# What needs to be done
Repeat what the lines below say, word for word, and skip every image.

# Dataset extract
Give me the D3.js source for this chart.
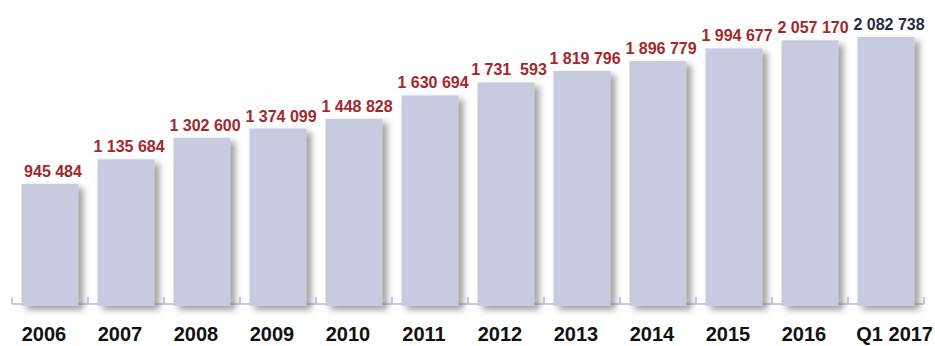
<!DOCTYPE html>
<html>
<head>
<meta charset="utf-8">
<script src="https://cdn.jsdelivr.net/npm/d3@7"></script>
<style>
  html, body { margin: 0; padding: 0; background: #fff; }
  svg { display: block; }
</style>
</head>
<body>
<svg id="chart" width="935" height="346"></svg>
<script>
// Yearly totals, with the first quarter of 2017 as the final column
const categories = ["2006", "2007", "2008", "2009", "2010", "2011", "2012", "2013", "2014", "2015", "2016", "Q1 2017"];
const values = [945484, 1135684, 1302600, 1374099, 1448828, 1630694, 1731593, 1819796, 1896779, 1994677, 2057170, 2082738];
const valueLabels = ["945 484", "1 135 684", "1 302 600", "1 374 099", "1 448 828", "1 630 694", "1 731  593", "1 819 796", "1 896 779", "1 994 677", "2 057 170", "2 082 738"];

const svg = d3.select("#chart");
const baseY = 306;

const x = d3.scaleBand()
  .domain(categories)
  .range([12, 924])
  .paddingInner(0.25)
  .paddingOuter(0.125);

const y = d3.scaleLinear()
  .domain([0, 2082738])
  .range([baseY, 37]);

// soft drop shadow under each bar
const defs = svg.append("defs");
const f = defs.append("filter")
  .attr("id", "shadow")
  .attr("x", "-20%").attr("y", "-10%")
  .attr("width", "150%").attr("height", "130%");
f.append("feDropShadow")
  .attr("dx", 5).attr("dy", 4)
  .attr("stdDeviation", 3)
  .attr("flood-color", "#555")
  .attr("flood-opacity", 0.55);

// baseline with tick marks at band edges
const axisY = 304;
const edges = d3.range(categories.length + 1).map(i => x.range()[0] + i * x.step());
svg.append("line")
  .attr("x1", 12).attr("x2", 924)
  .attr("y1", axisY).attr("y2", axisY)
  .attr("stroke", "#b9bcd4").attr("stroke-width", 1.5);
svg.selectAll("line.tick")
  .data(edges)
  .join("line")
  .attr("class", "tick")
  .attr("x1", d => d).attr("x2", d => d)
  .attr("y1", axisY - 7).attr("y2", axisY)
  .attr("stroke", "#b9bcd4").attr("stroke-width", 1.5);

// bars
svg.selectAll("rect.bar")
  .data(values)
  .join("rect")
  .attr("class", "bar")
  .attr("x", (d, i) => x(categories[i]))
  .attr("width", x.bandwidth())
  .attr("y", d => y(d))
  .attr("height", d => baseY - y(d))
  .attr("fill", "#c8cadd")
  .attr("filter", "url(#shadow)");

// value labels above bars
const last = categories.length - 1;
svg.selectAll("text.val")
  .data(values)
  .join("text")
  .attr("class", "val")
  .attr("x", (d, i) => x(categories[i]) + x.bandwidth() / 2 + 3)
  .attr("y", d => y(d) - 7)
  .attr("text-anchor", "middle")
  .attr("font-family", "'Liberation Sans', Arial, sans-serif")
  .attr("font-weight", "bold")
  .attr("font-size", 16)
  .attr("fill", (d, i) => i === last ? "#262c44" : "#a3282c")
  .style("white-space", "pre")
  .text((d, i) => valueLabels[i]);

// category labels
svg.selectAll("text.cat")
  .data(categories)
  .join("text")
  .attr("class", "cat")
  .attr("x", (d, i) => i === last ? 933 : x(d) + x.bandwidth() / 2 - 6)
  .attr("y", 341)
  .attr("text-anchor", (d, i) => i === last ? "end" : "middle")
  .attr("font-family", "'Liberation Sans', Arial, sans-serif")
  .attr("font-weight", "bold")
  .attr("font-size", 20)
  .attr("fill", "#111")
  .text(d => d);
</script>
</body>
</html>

# Response to this task
Give me the D3.js source for this chart.
<!DOCTYPE html>
<html>
<head>
<meta charset="utf-8">
<script src="https://cdn.jsdelivr.net/npm/d3@7"></script>
<style>
  html, body { margin: 0; padding: 0; background: #fff; }
  svg { display: block; }
</style>
</head>
<body>
<svg id="chart" width="935" height="346"></svg>
<script>
// Yearly totals, with the first quarter of 2017 as the final column
const categories = ["2006", "2007", "2008", "2009", "2010", "2011", "2012", "2013", "2014", "2015", "2016", "Q1 2017"];
const values = [945484, 1135684, 1302600, 1374099, 1448828, 1630694, 1731593, 1819796, 1896779, 1994677, 2057170, 2082738];
const valueLabels = ["945 484", "1 135 684", "1 302 600", "1 374 099", "1 448 828", "1 630 694", "1 731  593", "1 819 796", "1 896 779", "1 994 677", "2 057 170", "2 082 738"];

const svg = d3.select("#chart");
const baseY = 306;

const x = d3.scaleBand()
  .domain(categories)
  .range([12, 924])
  .paddingInner(0.25)
  .paddingOuter(0.125);

const y = d3.scaleLinear()
  .domain([0, 2082738])
  .range([baseY, 37]);

// soft drop shadow under each bar
const defs = svg.append("defs");
const f = defs.append("filter")
  .attr("id", "shadow")
  .attr("x", "-20%").attr("y", "-10%")
  .attr("width", "150%").attr("height", "130%");
f.append("feDropShadow")
  .attr("dx", 5).attr("dy", 4)
  .attr("stdDeviation", 3)
  .attr("flood-color", "#555")
  .attr("flood-opacity", 0.55);

// baseline with tick marks at band edges
const axisY = 304;
const edges = d3.range(categories.length + 1).map(i => x.range()[0] + i * x.step());
svg.append("line")
  .attr("x1", 12).attr("x2", 924)
  .attr("y1", axisY).attr("y2", axisY)
  .attr("stroke", "#b9bcd4").attr("stroke-width", 1.5);
svg.selectAll("line.tick")
  .data(edges)
  .join("line")
  .attr("class", "tick")
  .attr("x1", d => d).attr("x2", d => d)
  .attr("y1", axisY - 7).attr("y2", axisY)
  .attr("stroke", "#b9bcd4").attr("stroke-width", 1.5);

// bars
svg.selectAll("rect.bar")
  .data(values)
  .join("rect")
  .attr("class", "bar")
  .attr("x", (d, i) => x(categories[i]))
  .attr("width", x.bandwidth())
  .attr("y", d => y(d))
  .attr("height", d => baseY - y(d))
  .attr("fill", "#c8cadd")
  .attr("filter", "url(#shadow)");

// value labels above bars
const last = categories.length - 1;
svg.selectAll("text.val")
  .data(values)
  .join("text")
  .attr("class", "val")
  .attr("x", (d, i) => x(categories[i]) + x.bandwidth() / 2 + 3)
  .attr("y", d => y(d) - 7)
  .attr("text-anchor", "middle")
  .attr("font-family", "'Liberation Sans', Arial, sans-serif")
  .attr("font-weight", "bold")
  .attr("font-size", 16)
  .attr("fill", (d, i) => i === last ? "#262c44" : "#a3282c")
  .style("white-space", "pre")
  .text((d, i) => valueLabels[i]);

// category labels
svg.selectAll("text.cat")
  .data(categories)
  .join("text")
  .attr("class", "cat")
  .attr("x", (d, i) => i === last ? 933 : x(d) + x.bandwidth() / 2 - 6)
  .attr("y", 341)
  .attr("text-anchor", (d, i) => i === last ? "end" : "middle")
  .attr("font-family", "'Liberation Sans', Arial, sans-serif")
  .attr("font-weight", "bold")
  .attr("font-size", 20)
  .attr("fill", "#111")
  .text(d => d);
</script>
</body>
</html>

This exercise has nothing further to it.